EXERCISE DETAILS:
Repeat everything from the line holding "Generate a Python" to the line holding "from bokeh.resources import INLINE", inclusive, exactly. Leave out the rest.

PROVIDED INFORMATION:
────────────────────

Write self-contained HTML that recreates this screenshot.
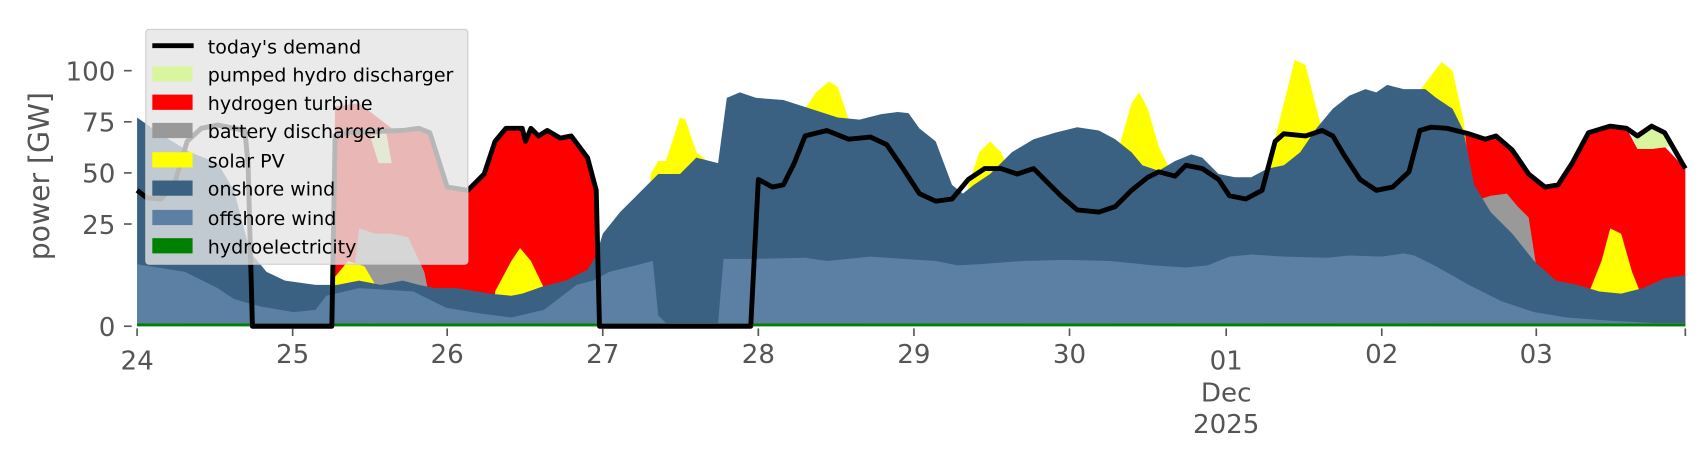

────────────────────

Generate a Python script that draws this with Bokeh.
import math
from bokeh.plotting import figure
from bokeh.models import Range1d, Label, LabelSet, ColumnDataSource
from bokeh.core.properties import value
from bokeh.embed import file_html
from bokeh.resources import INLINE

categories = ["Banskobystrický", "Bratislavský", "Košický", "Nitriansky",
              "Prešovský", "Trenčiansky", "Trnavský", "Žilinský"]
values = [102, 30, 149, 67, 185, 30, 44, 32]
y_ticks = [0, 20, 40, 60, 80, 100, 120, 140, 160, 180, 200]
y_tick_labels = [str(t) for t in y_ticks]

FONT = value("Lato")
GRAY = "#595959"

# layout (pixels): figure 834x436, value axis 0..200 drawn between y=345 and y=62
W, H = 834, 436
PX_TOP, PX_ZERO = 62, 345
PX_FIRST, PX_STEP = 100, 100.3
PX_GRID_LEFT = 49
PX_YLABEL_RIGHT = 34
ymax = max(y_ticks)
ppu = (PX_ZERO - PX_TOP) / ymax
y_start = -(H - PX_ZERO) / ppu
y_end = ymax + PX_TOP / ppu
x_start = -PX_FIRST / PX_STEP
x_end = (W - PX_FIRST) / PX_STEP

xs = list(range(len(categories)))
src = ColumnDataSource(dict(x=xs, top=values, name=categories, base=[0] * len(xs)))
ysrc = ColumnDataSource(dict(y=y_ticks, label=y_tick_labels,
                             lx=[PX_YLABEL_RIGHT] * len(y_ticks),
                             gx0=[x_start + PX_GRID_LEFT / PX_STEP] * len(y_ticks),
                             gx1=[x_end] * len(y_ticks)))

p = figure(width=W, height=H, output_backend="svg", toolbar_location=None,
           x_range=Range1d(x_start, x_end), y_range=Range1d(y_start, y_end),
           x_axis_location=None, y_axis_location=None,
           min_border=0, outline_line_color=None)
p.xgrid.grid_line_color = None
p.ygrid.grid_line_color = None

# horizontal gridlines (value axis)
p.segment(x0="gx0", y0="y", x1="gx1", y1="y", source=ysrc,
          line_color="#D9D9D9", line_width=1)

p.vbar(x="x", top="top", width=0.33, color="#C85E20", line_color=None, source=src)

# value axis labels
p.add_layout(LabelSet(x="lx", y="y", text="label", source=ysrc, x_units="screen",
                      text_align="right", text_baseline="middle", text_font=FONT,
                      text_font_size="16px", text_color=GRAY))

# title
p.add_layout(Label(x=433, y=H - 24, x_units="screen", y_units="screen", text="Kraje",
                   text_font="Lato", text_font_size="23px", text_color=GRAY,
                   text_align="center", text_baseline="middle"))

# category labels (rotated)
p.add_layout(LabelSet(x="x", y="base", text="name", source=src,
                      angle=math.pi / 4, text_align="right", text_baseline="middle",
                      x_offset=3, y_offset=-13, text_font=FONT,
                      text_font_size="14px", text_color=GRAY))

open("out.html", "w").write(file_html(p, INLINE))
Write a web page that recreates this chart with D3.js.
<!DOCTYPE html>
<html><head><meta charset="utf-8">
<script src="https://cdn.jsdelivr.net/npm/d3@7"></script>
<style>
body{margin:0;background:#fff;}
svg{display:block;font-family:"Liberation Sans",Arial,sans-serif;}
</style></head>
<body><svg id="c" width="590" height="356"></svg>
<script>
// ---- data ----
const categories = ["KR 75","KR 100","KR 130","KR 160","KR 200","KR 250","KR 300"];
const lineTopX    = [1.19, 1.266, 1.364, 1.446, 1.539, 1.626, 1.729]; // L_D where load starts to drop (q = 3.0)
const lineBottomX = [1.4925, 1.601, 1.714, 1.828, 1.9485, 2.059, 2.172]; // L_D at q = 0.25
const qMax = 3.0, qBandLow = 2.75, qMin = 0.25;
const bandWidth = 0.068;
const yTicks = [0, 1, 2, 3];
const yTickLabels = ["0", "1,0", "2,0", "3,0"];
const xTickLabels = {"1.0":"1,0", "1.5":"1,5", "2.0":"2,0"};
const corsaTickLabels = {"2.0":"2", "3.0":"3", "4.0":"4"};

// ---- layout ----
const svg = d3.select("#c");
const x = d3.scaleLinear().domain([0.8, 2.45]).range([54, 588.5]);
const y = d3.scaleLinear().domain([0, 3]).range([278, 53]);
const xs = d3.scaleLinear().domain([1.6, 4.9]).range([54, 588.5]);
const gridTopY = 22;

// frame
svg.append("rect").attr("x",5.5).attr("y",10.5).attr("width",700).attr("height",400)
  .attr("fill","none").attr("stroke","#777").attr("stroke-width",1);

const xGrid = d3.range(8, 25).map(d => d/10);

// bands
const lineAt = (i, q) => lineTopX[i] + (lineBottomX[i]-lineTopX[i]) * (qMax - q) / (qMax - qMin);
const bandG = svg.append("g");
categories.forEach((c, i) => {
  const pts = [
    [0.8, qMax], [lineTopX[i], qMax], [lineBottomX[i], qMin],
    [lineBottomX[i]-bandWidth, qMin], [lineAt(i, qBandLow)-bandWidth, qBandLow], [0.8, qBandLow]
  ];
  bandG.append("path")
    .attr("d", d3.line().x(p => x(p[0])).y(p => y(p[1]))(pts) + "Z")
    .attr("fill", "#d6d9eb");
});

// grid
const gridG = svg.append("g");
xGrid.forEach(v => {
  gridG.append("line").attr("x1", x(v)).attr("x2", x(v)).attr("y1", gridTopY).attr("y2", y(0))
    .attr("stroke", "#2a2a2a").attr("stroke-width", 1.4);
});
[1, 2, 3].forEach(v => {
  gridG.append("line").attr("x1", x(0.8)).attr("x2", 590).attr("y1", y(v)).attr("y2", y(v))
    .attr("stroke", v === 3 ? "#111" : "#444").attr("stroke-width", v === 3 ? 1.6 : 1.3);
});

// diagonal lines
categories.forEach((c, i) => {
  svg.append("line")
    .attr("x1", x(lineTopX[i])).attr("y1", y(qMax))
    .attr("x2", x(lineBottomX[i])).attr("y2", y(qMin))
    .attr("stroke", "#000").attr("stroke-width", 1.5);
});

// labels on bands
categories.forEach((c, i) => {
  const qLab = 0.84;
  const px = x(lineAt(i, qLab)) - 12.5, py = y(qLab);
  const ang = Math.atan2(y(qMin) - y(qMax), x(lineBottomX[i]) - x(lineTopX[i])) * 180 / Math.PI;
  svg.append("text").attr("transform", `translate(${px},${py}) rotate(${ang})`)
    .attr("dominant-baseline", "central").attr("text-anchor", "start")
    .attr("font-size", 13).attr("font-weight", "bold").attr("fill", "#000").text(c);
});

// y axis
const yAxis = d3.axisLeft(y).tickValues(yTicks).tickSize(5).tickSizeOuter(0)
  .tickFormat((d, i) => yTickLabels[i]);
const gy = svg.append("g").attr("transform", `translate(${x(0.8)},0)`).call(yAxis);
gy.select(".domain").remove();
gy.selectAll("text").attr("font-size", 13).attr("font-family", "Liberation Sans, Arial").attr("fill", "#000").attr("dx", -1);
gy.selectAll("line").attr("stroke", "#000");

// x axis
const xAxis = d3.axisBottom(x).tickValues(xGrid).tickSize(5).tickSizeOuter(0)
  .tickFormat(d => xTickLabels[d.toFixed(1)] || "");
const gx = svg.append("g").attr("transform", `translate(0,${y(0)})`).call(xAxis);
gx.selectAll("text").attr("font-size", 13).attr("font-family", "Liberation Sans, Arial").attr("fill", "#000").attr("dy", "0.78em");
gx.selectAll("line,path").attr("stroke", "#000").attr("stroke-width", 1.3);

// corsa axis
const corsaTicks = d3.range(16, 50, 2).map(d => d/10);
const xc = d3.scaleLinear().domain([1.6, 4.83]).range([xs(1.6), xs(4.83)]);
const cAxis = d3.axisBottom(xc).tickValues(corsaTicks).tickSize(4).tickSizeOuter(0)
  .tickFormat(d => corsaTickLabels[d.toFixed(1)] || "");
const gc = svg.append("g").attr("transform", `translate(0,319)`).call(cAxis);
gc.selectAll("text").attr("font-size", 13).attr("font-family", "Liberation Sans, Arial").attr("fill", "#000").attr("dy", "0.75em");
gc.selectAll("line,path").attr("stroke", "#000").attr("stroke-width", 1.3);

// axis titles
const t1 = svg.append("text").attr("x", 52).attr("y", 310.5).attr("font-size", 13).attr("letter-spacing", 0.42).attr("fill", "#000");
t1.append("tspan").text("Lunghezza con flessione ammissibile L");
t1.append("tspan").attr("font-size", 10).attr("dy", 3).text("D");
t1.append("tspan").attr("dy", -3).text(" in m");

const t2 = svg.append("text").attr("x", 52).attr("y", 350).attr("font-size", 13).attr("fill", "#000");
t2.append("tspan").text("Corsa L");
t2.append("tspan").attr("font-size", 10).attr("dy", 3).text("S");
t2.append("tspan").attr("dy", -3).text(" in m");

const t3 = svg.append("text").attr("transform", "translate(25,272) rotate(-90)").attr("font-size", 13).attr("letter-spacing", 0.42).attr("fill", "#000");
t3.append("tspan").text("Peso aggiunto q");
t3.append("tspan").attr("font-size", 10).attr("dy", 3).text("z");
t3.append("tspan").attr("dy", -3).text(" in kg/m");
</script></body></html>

────────────────────

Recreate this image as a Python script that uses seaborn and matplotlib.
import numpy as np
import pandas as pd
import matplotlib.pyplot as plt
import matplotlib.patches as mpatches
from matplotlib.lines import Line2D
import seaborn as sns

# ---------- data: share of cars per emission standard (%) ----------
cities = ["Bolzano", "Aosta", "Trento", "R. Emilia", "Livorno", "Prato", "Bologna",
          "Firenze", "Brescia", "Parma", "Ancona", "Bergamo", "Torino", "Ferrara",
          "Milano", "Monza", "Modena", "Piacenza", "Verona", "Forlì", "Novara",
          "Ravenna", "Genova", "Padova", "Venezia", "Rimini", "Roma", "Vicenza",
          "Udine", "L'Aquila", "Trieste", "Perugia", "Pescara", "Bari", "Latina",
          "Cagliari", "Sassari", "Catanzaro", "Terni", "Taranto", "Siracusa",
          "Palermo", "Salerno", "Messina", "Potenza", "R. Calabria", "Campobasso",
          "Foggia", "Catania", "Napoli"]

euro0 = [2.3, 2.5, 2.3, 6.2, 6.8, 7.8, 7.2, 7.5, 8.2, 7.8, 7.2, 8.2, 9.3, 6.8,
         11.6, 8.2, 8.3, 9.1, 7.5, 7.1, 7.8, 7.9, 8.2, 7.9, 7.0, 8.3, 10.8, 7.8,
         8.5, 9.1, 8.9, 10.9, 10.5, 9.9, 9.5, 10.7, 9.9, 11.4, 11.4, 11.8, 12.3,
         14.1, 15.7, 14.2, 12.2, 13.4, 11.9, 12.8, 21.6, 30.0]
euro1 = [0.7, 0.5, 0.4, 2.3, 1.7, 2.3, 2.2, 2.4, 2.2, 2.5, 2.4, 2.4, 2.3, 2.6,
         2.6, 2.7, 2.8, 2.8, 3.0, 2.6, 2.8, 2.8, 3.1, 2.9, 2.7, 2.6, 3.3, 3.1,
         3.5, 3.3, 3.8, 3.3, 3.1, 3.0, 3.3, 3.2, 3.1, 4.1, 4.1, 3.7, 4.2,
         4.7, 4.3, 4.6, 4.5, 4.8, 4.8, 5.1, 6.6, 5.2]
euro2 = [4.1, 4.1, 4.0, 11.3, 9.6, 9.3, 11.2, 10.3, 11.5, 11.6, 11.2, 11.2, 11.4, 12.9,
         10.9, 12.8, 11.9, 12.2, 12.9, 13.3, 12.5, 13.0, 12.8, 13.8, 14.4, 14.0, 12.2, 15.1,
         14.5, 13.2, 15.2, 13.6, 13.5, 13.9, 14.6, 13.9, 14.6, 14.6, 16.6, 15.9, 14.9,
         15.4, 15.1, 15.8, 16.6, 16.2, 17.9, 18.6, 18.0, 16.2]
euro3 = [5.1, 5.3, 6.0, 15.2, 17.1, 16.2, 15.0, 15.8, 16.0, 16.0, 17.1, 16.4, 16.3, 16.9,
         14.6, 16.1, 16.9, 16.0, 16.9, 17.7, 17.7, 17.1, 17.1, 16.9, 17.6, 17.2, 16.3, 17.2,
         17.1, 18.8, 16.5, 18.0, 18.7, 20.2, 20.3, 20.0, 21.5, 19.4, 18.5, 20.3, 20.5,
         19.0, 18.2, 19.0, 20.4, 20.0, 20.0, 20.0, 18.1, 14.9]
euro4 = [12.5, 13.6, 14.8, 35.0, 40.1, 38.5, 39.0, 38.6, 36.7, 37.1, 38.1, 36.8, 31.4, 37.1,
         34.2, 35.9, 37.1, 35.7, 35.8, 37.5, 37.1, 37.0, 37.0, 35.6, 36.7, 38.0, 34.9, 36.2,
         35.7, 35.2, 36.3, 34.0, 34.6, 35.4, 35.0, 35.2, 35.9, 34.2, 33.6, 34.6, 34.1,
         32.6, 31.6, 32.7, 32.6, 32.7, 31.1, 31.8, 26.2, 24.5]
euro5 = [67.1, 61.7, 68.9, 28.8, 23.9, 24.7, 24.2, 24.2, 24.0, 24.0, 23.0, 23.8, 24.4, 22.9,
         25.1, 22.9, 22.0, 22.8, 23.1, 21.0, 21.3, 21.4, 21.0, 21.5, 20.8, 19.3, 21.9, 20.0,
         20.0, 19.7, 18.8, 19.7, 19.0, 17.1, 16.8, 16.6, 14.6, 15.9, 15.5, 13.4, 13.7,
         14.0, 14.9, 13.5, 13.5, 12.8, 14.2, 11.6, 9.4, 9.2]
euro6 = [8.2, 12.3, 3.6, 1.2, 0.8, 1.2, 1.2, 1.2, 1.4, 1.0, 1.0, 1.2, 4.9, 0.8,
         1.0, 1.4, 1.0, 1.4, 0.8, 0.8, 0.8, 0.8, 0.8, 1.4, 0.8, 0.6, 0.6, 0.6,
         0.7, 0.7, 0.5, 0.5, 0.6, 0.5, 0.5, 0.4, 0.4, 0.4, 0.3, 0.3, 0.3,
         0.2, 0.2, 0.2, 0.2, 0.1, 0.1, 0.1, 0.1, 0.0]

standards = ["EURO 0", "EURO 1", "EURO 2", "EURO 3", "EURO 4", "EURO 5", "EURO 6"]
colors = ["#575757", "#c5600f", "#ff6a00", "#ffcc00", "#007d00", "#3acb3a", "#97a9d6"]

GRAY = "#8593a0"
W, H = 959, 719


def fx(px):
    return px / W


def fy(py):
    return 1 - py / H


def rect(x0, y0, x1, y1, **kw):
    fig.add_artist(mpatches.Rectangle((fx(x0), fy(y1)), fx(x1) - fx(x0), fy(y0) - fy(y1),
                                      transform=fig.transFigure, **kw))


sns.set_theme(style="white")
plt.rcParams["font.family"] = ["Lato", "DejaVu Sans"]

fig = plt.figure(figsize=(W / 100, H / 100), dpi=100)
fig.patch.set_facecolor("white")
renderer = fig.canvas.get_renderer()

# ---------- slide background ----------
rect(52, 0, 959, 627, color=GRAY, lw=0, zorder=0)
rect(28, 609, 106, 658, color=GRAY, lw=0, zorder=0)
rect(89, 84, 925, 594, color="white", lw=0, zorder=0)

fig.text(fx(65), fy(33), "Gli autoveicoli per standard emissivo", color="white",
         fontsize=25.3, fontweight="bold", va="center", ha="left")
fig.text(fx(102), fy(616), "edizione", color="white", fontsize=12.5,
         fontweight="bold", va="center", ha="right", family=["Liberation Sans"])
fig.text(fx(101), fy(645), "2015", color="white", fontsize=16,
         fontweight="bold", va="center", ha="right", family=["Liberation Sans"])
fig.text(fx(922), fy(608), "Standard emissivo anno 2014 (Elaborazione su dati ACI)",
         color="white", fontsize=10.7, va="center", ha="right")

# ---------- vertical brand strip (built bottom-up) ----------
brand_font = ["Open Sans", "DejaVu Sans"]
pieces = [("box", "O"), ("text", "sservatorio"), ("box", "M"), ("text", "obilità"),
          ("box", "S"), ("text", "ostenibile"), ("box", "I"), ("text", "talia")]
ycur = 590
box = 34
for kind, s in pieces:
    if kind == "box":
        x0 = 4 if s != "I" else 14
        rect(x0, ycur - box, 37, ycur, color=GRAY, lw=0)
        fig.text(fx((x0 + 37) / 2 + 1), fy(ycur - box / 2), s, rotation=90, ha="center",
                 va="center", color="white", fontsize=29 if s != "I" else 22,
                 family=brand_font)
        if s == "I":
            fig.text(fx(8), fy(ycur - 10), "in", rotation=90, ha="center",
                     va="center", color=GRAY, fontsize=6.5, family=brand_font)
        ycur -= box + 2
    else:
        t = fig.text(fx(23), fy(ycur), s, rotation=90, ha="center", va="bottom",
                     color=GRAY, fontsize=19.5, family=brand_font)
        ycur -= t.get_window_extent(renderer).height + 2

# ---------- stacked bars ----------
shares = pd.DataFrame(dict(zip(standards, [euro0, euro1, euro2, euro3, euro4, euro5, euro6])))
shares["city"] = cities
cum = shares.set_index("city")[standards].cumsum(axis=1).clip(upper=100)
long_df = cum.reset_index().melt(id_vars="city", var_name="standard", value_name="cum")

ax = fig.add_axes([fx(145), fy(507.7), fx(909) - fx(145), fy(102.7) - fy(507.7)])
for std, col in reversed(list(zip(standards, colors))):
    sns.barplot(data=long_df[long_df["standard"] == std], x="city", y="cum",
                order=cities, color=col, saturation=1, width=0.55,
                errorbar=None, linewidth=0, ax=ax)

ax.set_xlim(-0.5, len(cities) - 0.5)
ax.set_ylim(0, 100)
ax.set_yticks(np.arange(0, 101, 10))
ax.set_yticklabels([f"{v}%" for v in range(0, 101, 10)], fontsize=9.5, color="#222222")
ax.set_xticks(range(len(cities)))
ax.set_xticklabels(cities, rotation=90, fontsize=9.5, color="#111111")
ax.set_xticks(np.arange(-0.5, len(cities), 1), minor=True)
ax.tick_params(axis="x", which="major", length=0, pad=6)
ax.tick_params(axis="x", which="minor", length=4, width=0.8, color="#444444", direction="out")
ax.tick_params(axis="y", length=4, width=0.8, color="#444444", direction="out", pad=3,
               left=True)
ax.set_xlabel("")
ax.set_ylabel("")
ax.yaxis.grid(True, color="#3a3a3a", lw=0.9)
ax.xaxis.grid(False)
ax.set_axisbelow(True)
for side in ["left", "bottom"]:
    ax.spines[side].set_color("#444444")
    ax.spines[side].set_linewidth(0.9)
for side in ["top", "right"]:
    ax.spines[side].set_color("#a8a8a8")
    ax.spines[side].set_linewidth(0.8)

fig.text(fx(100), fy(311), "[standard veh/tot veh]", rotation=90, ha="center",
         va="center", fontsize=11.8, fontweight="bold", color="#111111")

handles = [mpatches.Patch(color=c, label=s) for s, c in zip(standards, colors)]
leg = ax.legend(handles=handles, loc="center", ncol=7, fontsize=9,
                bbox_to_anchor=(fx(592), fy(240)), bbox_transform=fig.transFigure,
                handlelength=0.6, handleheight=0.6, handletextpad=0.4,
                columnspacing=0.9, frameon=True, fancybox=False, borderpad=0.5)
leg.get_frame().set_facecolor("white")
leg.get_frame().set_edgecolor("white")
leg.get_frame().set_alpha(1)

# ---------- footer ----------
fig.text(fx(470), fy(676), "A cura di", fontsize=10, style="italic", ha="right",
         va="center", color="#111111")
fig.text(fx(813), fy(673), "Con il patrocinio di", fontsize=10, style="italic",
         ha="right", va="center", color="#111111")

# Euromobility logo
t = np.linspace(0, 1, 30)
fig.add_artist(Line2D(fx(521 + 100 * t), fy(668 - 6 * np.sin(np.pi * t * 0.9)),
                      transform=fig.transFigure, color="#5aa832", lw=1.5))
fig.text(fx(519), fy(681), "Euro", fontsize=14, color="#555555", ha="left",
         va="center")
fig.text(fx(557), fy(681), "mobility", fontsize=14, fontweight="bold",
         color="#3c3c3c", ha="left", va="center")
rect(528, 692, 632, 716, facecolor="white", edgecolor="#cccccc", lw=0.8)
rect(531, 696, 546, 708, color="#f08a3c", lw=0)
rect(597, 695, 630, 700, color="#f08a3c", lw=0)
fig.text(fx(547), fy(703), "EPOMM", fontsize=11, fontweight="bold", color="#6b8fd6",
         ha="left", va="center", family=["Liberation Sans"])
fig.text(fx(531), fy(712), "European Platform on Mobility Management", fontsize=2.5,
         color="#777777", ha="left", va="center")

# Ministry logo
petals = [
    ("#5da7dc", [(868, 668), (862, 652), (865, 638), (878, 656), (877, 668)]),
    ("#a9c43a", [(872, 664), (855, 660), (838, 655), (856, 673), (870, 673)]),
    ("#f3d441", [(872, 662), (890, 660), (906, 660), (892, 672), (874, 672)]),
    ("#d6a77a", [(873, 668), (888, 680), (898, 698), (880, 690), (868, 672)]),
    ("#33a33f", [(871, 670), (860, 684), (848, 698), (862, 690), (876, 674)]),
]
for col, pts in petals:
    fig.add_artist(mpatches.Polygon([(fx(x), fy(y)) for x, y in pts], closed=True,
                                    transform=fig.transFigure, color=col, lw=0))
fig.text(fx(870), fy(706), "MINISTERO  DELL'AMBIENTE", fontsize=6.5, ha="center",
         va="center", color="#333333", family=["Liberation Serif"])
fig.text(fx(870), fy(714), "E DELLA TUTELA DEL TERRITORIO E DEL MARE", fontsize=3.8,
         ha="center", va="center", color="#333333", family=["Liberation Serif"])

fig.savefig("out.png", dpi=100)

────────────────────

RESULT:
Generate a Python script that draws this with Bokeh.
import math
from bokeh.plotting import figure
from bokeh.models import Range1d, Label, LabelSet, ColumnDataSource
from bokeh.core.properties import value
from bokeh.embed import file_html
from bokeh.resources import INLINE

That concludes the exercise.